- SUPPLIED MATERIAL:
• • • •
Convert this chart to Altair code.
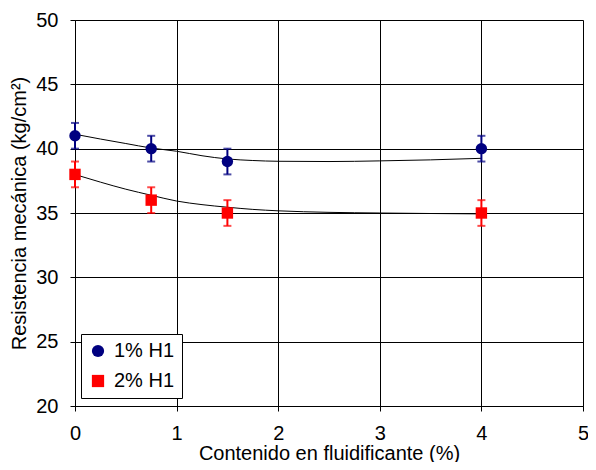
import altair as alt
import pandas as pd

x_vals = [0, 0.75, 1.5, 4]
y_1 = [41, 40, 39, 40]
y_2 = [38, 36, 35, 35]
err = [1, 1, 1, 1]
series_names = ["1% H1", "2% H1"]
colors = ["#000080", "#FF0000"]
shapes = ["circle", "square"]

curve_x = [0, 0.25, 0.5, 0.75, 1, 1.25, 1.5, 1.75, 2, 2.5, 3, 3.5, 4]
curve_1 = [41.12, 40.75, 40.4, 40.05, 39.8, 39.45, 39.2, 39.08, 39.02, 39.0, 39.05, 39.13, 39.25]
curve_2 = [37.99, 37.4, 36.85, 36.38, 35.93, 35.65, 35.45, 35.28, 35.17, 35.05, 35.0, 34.96, 34.93]

rows = []
for s, ys in zip(series_names, [y_1, y_2]):
    for x, y, e in zip(x_vals, ys, err):
        rows.append({"x": x, "y": y, "lo": y - e, "hi": y + e, "serie": s})
pts = pd.DataFrame(rows)

crows = []
for s, ys in zip(series_names, [curve_1, curve_2]):
    for x, y in zip(curve_x, ys):
        crows.append({"x": x, "y": y, "serie": s})
curves = pd.DataFrame(crows)

FONT = "Liberation Sans"
FS = 20

xs = alt.Scale(domain=[0, 5], nice=False)
ys_ = alt.Scale(domain=[20, 50], nice=False)
cscale = alt.Scale(domain=series_names, range=colors)
sscale = alt.Scale(domain=series_names, range=shapes)

xaxis = alt.Axis(values=[0, 1, 2, 3, 4, 5], format="d", title="Contenido en fluidificante (%)",
                 grid=True, gridColor="black", gridOpacity=1, gridWidth=1,
                 domainColor="black", tickColor="black", tickSize=5,
                 labelFont=FONT, labelFontSize=FS, labelColor="black", labelPadding=12,
                 titleFont=FONT, titleFontSize=FS, titleFontWeight="normal", titleColor="black",
                 titlePadding=0, labelFlush=False)
yaxis = alt.Axis(values=[20, 25, 30, 35, 40, 45, 50], format="d", title="Resistencia mecánica (kg/cm²)",
                 grid=True, gridColor="black", gridOpacity=1, gridWidth=1,
                 domainColor="black", tickColor="black", tickSize=5,
                 labelFont=FONT, labelFontSize=FS, labelColor="black", labelPadding=12,
                 titleFont=FONT, titleFontSize=FS, titleFontWeight="normal", titleColor="black",
                 titlePadding=6)

legend = alt.Legend(orient="none", legendX=6, legendY=314, title=None,
                    fillColor="white", strokeColor="black",
                    padding=7, labelFont=FONT, labelFontSize=FS,
                    labelColor="black", symbolSize=150, symbolOpacity=1, labelOffset=6,
                    rowPadding=10, symbolStrokeWidth=0)

color_enc = alt.Color("serie:N", scale=cscale, legend=legend)
shape_enc = alt.Shape("serie:N", scale=sscale, legend=legend)

base_pts = alt.Chart(pts)

lines = alt.Chart(curves).mark_line(color="black", strokeWidth=1, interpolate="monotone").encode(
    x=alt.X("x:Q", scale=xs, axis=xaxis),
    y=alt.Y("y:Q", scale=ys_, axis=yaxis),
    detail="serie:N",
)

rules = base_pts.mark_rule(strokeWidth=2).encode(
    x="x:Q", y="lo:Q", y2="hi:Q", color=color_enc,
)
caps_lo = base_pts.mark_tick(thickness=2, size=8, orient="horizontal").encode(
    x="x:Q", y="lo:Q", color=color_enc,
)
caps_hi = base_pts.mark_tick(thickness=2, size=8, orient="horizontal").encode(
    x="x:Q", y="hi:Q", color=color_enc,
)
points = base_pts.mark_point(filled=True, size=130, opacity=1).encode(
    x="x:Q", y="y:Q", color=color_enc, shape=shape_enc,
)

chart = alt.layer(lines, rules, caps_lo, caps_hi, points).properties(
    width=508, height=386, background="white",
    autosize=alt.AutoSizeParams(type="none"),
    padding={"left": 67, "top": 12, "right": 5, "bottom": 56},
).configure_view(stroke="black", strokeWidth=1).configure(
    font=FONT
)

chart.save("out.html", embed_options={"renderer": "svg", "actions": False})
• • • •
- TO BE DONE:
Without the pictures, return the listing above from its first line through the line that has "sscale = alt.Scale(domain=series_names, range=shapes)".

- ANSWER FOR THE TASK:
Convert this chart to Altair code.
import altair as alt
import pandas as pd

x_vals = [0, 0.75, 1.5, 4]
y_1 = [41, 40, 39, 40]
y_2 = [38, 36, 35, 35]
err = [1, 1, 1, 1]
series_names = ["1% H1", "2% H1"]
colors = ["#000080", "#FF0000"]
shapes = ["circle", "square"]

curve_x = [0, 0.25, 0.5, 0.75, 1, 1.25, 1.5, 1.75, 2, 2.5, 3, 3.5, 4]
curve_1 = [41.12, 40.75, 40.4, 40.05, 39.8, 39.45, 39.2, 39.08, 39.02, 39.0, 39.05, 39.13, 39.25]
curve_2 = [37.99, 37.4, 36.85, 36.38, 35.93, 35.65, 35.45, 35.28, 35.17, 35.05, 35.0, 34.96, 34.93]

rows = []
for s, ys in zip(series_names, [y_1, y_2]):
    for x, y, e in zip(x_vals, ys, err):
        rows.append({"x": x, "y": y, "lo": y - e, "hi": y + e, "serie": s})
pts = pd.DataFrame(rows)

crows = []
for s, ys in zip(series_names, [curve_1, curve_2]):
    for x, y in zip(curve_x, ys):
        crows.append({"x": x, "y": y, "serie": s})
curves = pd.DataFrame(crows)

FONT = "Liberation Sans"
FS = 20

xs = alt.Scale(domain=[0, 5], nice=False)
ys_ = alt.Scale(domain=[20, 50], nice=False)
cscale = alt.Scale(domain=series_names, range=colors)
sscale = alt.Scale(domain=series_names, range=shapes)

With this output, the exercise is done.